Abstract Unmanned aerial vehicle-manipulator systems (UAVMs) meet the growing demand for diverse tasks in complex unstructured environments, and have emerged as a key research hotspot in robotics and control. To enable stable operation under uncertain conditions, a novel passivity-based integrated control strategy is proposed for UAVMs in this work, achieving stable flight and precise operation in unknown dynamic environments via unified control of UAV position, attitude, and manipulator joint angles.

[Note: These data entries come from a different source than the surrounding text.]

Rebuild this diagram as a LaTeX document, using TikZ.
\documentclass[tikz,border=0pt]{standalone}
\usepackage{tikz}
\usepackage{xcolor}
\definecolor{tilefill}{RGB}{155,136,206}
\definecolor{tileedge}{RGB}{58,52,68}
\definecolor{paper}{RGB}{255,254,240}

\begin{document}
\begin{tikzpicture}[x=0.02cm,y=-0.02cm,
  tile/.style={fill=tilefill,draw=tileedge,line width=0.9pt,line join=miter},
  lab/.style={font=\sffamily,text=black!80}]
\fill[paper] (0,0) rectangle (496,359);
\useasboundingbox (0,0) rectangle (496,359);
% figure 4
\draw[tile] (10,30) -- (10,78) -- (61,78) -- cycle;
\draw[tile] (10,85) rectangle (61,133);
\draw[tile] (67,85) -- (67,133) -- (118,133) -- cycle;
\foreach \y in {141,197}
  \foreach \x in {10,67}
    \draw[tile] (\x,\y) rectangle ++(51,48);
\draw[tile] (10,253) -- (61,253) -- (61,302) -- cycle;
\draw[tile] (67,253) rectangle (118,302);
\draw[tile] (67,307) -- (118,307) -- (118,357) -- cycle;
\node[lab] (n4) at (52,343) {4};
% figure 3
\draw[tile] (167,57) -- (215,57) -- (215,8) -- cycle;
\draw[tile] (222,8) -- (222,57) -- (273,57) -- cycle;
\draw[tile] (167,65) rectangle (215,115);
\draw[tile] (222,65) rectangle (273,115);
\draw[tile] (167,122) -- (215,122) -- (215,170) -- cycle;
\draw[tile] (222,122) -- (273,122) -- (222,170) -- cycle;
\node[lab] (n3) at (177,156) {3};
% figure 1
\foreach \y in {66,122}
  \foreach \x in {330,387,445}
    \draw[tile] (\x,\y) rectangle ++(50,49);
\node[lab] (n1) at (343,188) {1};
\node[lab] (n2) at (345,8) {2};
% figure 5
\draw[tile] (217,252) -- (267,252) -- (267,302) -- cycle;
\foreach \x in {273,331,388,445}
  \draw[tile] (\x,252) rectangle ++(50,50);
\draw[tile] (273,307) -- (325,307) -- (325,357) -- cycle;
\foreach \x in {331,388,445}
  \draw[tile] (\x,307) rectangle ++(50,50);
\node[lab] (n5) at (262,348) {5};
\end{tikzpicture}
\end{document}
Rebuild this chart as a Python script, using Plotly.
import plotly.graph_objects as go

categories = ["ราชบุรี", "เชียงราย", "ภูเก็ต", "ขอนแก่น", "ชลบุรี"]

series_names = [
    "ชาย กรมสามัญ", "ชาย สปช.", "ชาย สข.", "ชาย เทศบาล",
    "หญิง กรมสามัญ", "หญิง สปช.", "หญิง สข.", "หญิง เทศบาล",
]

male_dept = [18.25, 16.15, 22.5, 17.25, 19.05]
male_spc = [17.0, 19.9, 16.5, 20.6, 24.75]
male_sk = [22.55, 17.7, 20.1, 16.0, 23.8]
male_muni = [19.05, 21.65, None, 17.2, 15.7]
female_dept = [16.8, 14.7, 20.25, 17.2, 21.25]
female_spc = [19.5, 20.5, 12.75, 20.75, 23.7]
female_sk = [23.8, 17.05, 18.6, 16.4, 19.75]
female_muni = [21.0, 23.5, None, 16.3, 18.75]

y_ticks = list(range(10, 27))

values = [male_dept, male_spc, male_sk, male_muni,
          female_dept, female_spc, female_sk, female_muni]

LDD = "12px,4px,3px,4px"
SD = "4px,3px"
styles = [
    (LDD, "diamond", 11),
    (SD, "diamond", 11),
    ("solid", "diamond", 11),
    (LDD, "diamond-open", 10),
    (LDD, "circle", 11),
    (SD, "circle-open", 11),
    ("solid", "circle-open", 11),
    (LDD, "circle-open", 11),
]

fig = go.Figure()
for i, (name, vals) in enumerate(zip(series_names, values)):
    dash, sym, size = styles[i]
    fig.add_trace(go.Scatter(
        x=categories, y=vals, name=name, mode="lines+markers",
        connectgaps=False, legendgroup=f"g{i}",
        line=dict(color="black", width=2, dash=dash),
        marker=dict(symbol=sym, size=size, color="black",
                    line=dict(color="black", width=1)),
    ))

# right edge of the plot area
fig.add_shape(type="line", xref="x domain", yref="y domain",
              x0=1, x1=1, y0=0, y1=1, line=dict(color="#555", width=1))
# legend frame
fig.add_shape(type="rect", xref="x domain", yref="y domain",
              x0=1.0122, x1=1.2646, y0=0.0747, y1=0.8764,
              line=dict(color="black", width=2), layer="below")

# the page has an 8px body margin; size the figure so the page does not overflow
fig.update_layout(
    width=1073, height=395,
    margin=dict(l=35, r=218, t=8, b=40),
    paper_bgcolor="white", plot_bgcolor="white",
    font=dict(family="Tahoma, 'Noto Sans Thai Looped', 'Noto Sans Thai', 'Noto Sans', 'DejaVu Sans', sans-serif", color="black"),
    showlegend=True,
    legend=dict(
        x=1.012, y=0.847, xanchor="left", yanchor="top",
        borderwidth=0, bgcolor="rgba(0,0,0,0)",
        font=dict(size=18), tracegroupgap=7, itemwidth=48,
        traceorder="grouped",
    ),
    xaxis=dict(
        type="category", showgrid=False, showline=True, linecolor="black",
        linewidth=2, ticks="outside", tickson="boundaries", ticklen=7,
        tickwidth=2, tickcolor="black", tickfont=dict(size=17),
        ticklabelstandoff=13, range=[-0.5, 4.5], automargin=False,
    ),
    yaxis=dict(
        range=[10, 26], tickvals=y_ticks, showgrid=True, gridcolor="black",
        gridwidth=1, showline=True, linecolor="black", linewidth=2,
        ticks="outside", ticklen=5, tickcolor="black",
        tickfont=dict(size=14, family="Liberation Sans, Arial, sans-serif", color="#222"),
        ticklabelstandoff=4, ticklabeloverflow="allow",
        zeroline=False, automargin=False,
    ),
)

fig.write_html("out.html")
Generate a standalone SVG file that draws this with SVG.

First, a unified fully-coupled nonlinear dynamic model for rotor UAVs carrying a two-joint manipulator is established based on Euler-Lagrange equations, fully incorporating the internal nonlinear coupling between the UAV body and manipulator linkages. Next, strict output passivity of the closed-loop system is derived via energy analysis, and a damping-injection passivity-based controller is developed without requiring accurate full-model prior or measurement knowledge. The global asymptotic stability of the closed-loop system is then strictly proven with a constructed Lyapunov function. It overcomes the stability limitations of traditional benchmark under unknown disturbances and model uncertainties, and balances theoretical rigor, simplicity and anti-disturbance robustness. Finally, comparative simulations against the conventional Proportional-Integral-Derivative (PID) controller are conducted to validate its performance. Results show the proposed strategy outperforms both Linear Quadratic Regulator (LQR) and PID in tracking accuracy, anti-interference capability and robustness, especially in suppressing internal coupling disturbances from manipulator motion, with near-zero steady-state error and zero overshoot. These results confirm its effectiveness and application potential for UAVMs in unknown dynamic environments.